Some other terminology may also be noted from the outset:
- the grantor of a leasehold estate may be called the ‘landlord’, the ‘lessor’ or
the ‘reversioner’;
- the grantee may be called the ‘tenant’/’leaseholder’/‘lessee’; and
- the grant of a lease can be called a ‘lease’, a ‘letting’ or a ‘demise’.
1.2 Importance of this issue
There are a number of differences between a leasehold estate and a licence.
(a) Third party effect: A leasehold estate (a proprietary interest) can bind third
parties, but a licence (a personal interest) cannot.
(b) Statutory regulation: In the residential sector, Parliament has for around a century
regulated leases differently from licences. Tenancies have been subject to many
more statutory rules than licences; e.g. over how they can be ended; the rent that
can be agreed; and the obligations of the landlord (e.g. in terms of repair). Different
types of tenancy (e.g. residential, commercial) are governed by different legislation.

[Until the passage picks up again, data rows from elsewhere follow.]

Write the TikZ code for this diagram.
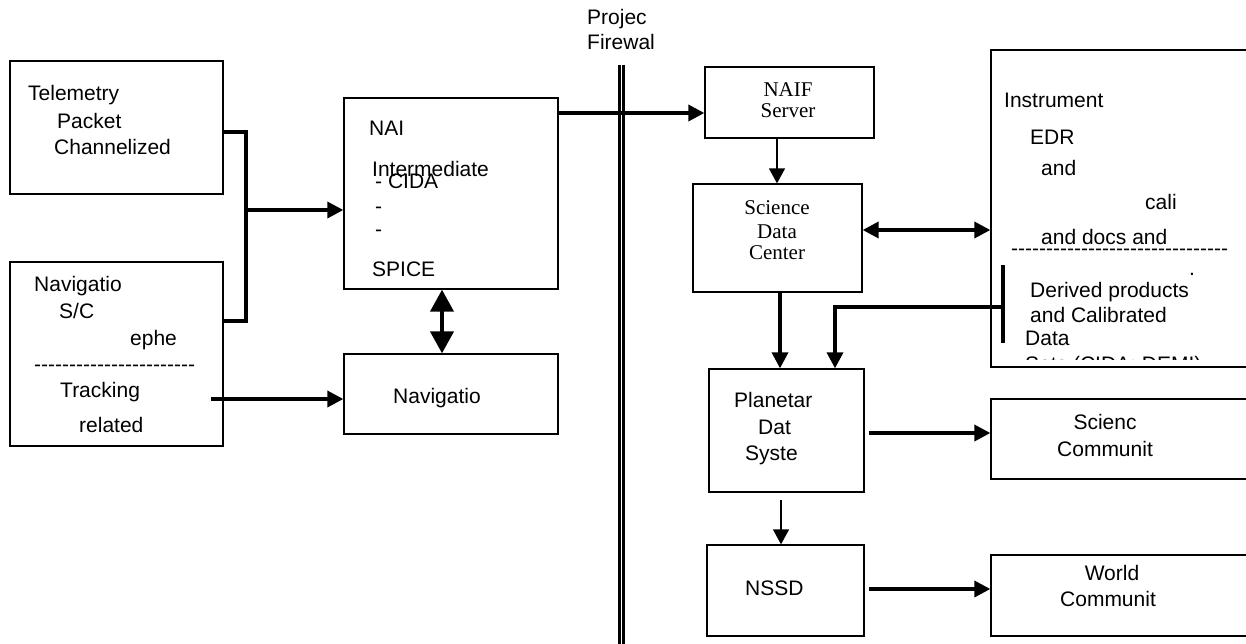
\documentclass[tikz,border=0pt]{standalone}
\usepackage{fontspec}
\setmainfont{Liberation Sans}
\newfontfamily\timesfont{Liberation Serif}
\usetikzlibrary{arrows.meta}

\tikzset{
  box/.style={draw,line width=1.3pt,inner sep=0pt},
  txt/.style={anchor=base west,inner sep=0pt},
  ctxt/.style={anchor=base,inner sep=0pt},
  serif/.style={ctxt,font=\fontsize{21}{25}\timesfont},
  bus/.style={line width=3.5pt},
  feed/.style={bus,-{Triangle[length=16pt,width=16pt]}},
  both/.style={bus,{Triangle[length=16pt,width=16pt]}-{Triangle[length=16pt,width=16pt]}},
  thinfeed/.style={line width=1.4pt,-{Triangle[length=15pt,width=16pt]}},
}
\newcommand{\dashrow}[1]{\foreach \k in {1,...,#1}{-{}}}

\begin{document}
\begin{tikzpicture}[x=1pt,y=-1pt,font=\fontsize{21}{25}\selectfont]
\clip (0,0) rectangle (1246,643);
\fill[white] (0,0) rectangle (1246,643);

\node[box,minimum width=213pt,minimum height=133pt] (telemetry) at (116.5,127.5) {};
\node[box,minimum width=213pt,minimum height=184pt] (navsrc) at (116.5,354) {};
\node[box,minimum width=214pt,minimum height=191pt] (nai) at (451,193.5) {};
\node[box,minimum width=214pt,minimum height=80pt] (nav) at (451,394) {};
\node[box,minimum width=169pt,minimum height=71pt] (naif) at (789.5,102.5) {};
\node[box,minimum width=169pt,minimum height=108pt] (sdc) at (777.5,238) {};
\node[box,minimum width=309pt,minimum height=317pt] (instr) at (1145.5,208.5) {};
\node[box,minimum width=155pt,minimum height=123pt] (pds) at (786.5,430.5) {};
\node[box,minimum width=309pt,minimum height=80pt] (scicom) at (1145.5,439) {};
\node[box,minimum width=157pt,minimum height=91pt] (nssd) at (785.5,590.5) {};
\node[box,minimum width=309pt,minimum height=81pt] (world) at (1145.5,595.5) {};

\draw[line width=2.5pt] (619.5,65) -- (619.5,650);
\draw[line width=2.5pt] (623.7,65) -- (623.7,650);
\node[txt] (projec) at (587,24) {Projec};
\node[txt] (firewal) at (587,49) {Firewal};

\node[txt] at (28,100) {Telemetry};
\node[txt] at (57,128) {Packet};
\node[txt] at (54,154) {Channelized};

\node[txt] at (34,291) {Navigatio};
\node[txt] at (59,318) {S/C};
\node[txt] at (130,345) {ephe};
\node[txt] at (34,371) {\dashrow{23}};
\node[txt] at (60,397) {Tracking};
\node[txt] at (79,432) {related};

\node[txt] at (369,135) {NAI};
\node[txt] at (372,176) {Intermediate};
\node[txt] at (375,188) {- CIDA};
\node[txt] at (375,213) {-};
\node[txt] at (375,236) {-};
\node[txt] at (372,276) {SPICE};

\node[txt] at (393,403) {Navigatio};

\node[serif] at (788,96) {NAIF};
\node[serif] at (788,117) {Server};
\node[serif] at (777,214) {Science};
\node[serif] at (777,238) {Data};
\node[serif] at (777,259) {Center};

\node[txt] at (1004,107) {Instrument};
\node[txt] at (1030,144) {EDR};
\node[txt] at (1041,175) {and};
\node[txt] at (1145,209) {cali};
\node[txt] at (1041,244) {and docs and};
\node[txt] at (1011,255) {\dashrow{31}};
\node[txt] at (1189,275) {.};
\node[txt] at (1030,297) {Derived products};
\node[txt] at (1030,322) {and Calibrated};
\node[txt] at (1025,345) {Data};
\begin{scope}
  \clip (991,330) rectangle (1246,359);
  \node[txt] at (1025,371) {Sets (CIDA; DEMI)};
\end{scope}

\node[txt] at (734,407) {Planetar};
\node[txt] at (758,434) {Dat};
\node[txt] at (745,460) {Syste};
\node[ctxt] at (1105,429) {Scienc};
\node[ctxt] at (1105,456) {Communit};
\node[txt] at (745,595) {NSSD};
\node[ctxt] at (1112,580) {World};
\node[ctxt] at (1108,606) {Communit};

\coordinate (join) at (246,210);
\draw[bus] (telemetry.east |- 0,132) -| (246,321) -- (navsrc.east |- 0,321);
\draw[feed] (join) -- (nai.west |- join);
\coordinate (track) at (211,399);
\draw[feed] (track) -- (nav.west |- track);
\draw[line width=4pt,{Triangle[length=22pt,width=23pt]}-{Triangle[length=22pt,width=23pt]}] (442,0 |- nai.south) -- (442,0 |- nav.north);
\draw[feed] (nai.east |- 0,113) -- (naif.west |- 0,113);
\draw[thinfeed] (777,0 |- naif.south) -- (777,0 |- sdc.north);
\draw[both] (sdc.east |- 0,230) -- (instr.west |- 0,230);
\draw[feed] (780,0 |- sdc.south) -- (780,0 |- pds.north);
\coordinate (bartop) at (1003,265);
\coordinate (barbot) at (1003,343);
\draw[line width=4pt] (bartop) -- (barbot);
\draw[feed] (1003,307) -| (835,0 |- pds.north);
\draw[feed] (869,433) -- (scicom.west |- 0,433);
\draw[thinfeed] (781,500) -- (781,0 |- nssd.north);
\draw[feed] (869,589) -- (world.west |- 0,589);
\end{tikzpicture}
\end{document}
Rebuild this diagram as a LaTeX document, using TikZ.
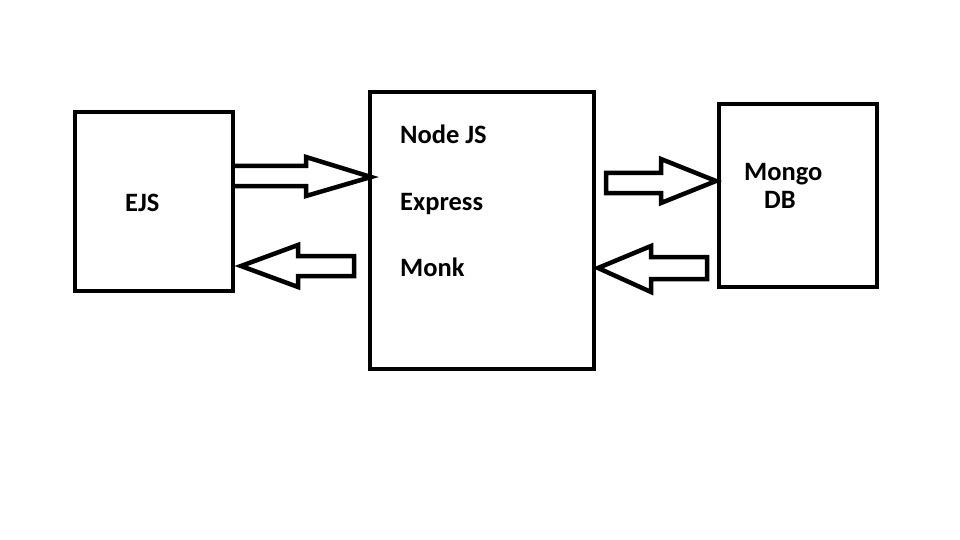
\documentclass[tikz,border=0pt]{standalone}
\usepackage{fontspec}
\setmainfont{Carlito}
\begin{document}
\begin{tikzpicture}[x=1pt,y=-1pt,
  box/.style={draw=black,line width=4pt,inner sep=0pt},
  lbl/.style={anchor=base west,inner sep=0pt,font=\bfseries\fontsize{26.5}{30}\selectfont},
  blockarrow/.style={draw=black,fill=white,line width=4.5pt,line join=miter}]
\useasboundingbox[fill=white] (0,0) rectangle (960,540);
% block arrows
\draw[blockarrow] (232,166) -- (306,166) -- (306,157) -- (371,177) -- (306,196) -- (306,186) -- (232,186);
\draw[blockarrow] (354,256) -- (298,256) -- (298,245) -- (241,266) -- (298,287) -- (298,276) -- (354,276) -- cycle;
\draw[blockarrow] (606,173) -- (661,173) -- (661,159) -- (716,181) -- (661,203) -- (661,193) -- (606,193) -- cycle;
\draw[blockarrow] (707,257) -- (651,257) -- (651,246) -- (598,268) -- (651,292) -- (651,279) -- (707,279) -- cycle;
% boxes
\node[box,minimum width=158pt,minimum height=179pt] (ejs) at (154,201.5) {};
\node[box,minimum width=224pt,minimum height=277pt] (srv) at (482,230.5) {};
\node[box,minimum width=158pt,minimum height=183pt] (db) at (798,195.5) {};
% labels
\node[lbl] (t1) at (125,211) {EJS};
\node[lbl] (t2) at (400,144) {Node JS};
\node[lbl] (t3) at (400,210) {Express};
\node[lbl] (t4) at (400,276) {Monk};
\node[lbl] (t5) at (744,180) {Mongo};
\node[lbl] (t6) at (764,208) {DB};
\end{tikzpicture}
\end{document}
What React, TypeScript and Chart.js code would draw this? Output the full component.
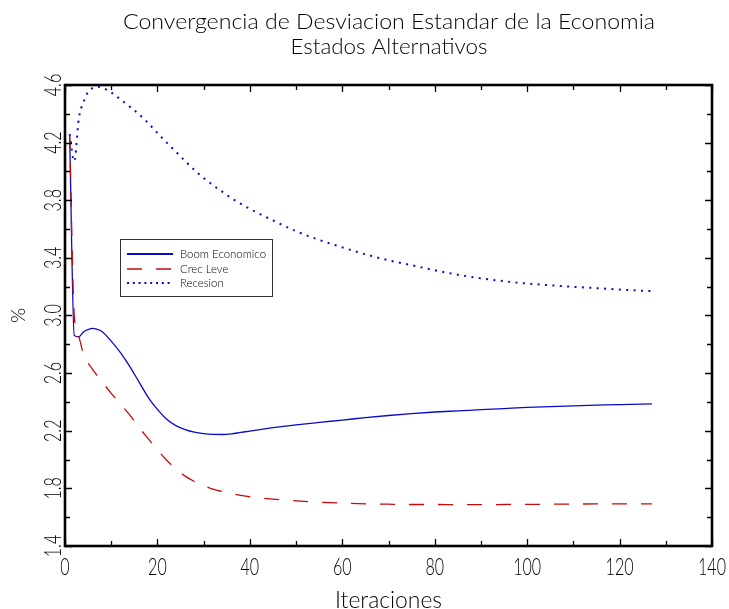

In the past the regulation of residential tenancies was much more to favourable
tenants than it is today, and this encouraged many landowners to try and create
licences rather than leases. Since the Housing Act 1988, however, the regulation has
been scaled back. Many landowners no longer view it as a sufficient incentive to
strive to avoid conferring a lease. But this is not always the case: see e.g. B. Reeve-
Lewis, ‘A new breed of rogue landlord’ (2018) 21 J.H.L. 17, 20.
The Law Commission (Renting Homes (Cm 6781 (2006)) has proposed that, in the
residential sphere, regulatory protection should depend not on the lease-licence
distinction, but on whether one is occupying the premises as one’s ‘home’ (though
one would still need to have a leasehold estate in order to have a right enforceable
against third parties). This recommendation has found its way into the Renting
Homes (Wales) Act 2016 (see topic 4), but has yet to be adopted in England.